9Wants to Know has repeatedly reached out to Jones’ attorney for comment. The numerous inquiries have, to date, gone ignored.

‘The thought of meeting these other people is kind of terrifying’

If proven true, this is not the first case of a doctor secretly using his own sperm in a fertility treatment environment, said Dr. Jody Madeira, a professor of law at Indiana University Bloomington.

Madeira said she believes it will not be the last time a sibling finds out about the practice via a website like Ancestry.com.

“This is just the start,” she told 9Wants to Know. “There will be more cases.”

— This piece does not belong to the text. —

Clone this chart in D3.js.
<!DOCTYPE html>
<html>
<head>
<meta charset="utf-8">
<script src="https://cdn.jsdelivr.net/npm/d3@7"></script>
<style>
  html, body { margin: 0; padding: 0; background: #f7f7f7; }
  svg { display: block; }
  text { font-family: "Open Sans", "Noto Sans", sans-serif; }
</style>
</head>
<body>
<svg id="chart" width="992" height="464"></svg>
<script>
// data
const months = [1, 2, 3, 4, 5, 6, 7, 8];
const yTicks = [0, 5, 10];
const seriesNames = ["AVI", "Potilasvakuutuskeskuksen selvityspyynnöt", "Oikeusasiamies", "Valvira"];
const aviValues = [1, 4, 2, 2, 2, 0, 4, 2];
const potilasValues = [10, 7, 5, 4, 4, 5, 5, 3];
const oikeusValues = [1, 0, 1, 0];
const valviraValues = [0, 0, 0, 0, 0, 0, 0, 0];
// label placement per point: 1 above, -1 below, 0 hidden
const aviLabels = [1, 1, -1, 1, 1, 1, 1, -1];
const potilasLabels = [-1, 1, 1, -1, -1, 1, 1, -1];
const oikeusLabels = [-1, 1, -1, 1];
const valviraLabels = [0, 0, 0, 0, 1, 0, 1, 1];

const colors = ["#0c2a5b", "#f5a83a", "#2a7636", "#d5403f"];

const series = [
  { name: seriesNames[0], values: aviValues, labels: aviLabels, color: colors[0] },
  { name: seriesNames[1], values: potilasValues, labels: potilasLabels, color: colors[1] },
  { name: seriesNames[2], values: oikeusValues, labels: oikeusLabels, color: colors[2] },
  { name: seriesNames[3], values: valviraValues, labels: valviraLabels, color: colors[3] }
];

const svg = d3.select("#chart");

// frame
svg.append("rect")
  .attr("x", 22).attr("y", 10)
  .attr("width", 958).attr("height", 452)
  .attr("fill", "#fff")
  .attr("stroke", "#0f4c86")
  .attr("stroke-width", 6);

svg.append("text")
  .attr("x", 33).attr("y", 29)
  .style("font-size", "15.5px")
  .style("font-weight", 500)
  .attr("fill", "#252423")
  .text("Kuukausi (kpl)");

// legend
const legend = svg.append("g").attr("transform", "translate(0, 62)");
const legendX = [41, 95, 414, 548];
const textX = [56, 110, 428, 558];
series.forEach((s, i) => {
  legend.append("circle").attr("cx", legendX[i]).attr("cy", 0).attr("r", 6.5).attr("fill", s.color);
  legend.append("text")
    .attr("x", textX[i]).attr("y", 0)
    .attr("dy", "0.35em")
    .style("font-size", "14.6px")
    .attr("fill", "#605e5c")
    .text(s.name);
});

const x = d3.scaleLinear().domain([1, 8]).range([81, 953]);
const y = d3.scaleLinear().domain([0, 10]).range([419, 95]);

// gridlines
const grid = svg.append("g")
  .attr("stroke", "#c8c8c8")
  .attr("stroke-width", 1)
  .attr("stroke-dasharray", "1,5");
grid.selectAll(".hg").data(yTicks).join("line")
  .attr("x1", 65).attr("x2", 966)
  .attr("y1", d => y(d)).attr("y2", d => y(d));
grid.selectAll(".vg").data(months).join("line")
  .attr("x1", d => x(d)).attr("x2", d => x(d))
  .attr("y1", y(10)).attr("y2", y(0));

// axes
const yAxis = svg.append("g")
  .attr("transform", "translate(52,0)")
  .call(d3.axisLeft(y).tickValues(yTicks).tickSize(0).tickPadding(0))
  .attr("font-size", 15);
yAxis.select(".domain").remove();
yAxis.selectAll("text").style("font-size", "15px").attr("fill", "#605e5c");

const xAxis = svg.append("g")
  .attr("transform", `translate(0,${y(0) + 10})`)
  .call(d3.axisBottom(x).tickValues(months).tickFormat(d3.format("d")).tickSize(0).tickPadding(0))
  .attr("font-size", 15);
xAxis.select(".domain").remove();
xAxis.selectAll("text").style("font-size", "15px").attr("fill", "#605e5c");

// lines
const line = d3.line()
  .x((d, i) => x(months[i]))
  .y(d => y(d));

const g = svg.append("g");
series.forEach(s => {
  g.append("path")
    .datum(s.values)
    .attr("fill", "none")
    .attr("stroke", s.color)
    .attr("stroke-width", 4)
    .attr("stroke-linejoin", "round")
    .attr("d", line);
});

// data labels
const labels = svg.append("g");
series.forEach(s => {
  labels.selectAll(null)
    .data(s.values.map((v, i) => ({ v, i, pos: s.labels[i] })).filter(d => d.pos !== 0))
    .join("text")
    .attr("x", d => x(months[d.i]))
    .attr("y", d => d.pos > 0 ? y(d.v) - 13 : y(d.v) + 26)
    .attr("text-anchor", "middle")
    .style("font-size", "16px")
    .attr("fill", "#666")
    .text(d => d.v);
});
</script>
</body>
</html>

Madeira has extensively studied a small number of cases that have already made it into the public sphere.

Eve Wiley of Texas has been one of the more outspoken children of a physician using his own sperm during artificial insemination. This year, her story helped convince the state of Texas to pass a law prohibiting a fertility doctor from inseminating a patient without her consent.

Colorado has no such law.

It opens those doctors up to the possibility of being charged with sexual assault.

In Indiana, Dr. Donald Cline in 2017 pleaded guilty to obstruction of justice after web-based ancestry sites linked him to dozens of children.

Dutch physician Jan Karbaat is also linked to as many as 200 children.

Maia Emmons-Boring said she plans on working with Colorado legislators to help change the law in Colorado come next year. Currently, in Colorado, even if Jones did use his own sperm, as alleged in the lawsuit, that alone would almost certainly not be a crime, according to Fitz-Gerald.

Emmons-Boring wants to change that. 

“I feel like [Jones] needs to own up to what he did,” Emmons-Boring said.

She would also consider meeting more of her newly discovered half-siblings. Earlier this year, she met Ryan Gray in Denver.  

“It was strange, but good,” she said.

They remain the only two half-siblings to meet to date.

“The thought of meeting these other people is kind of terrifying,” Emmons-Boring's sister Tahnee Scott said.

They do, however, communicate with one another via a private, online message board. They’ve shared pictures of themselves and they “look a lot alike,” according to Emmons-Boring.

Emmons-Boring remained adamant about one thing, however. 

It’s a sentiment shared by all of the half-siblings 9Wants to Know met: She doesn’t consider Jones her dad.

“He’s not my dad. He’s just biologically related to me,” she said. “The father who raised me will always be my dad.”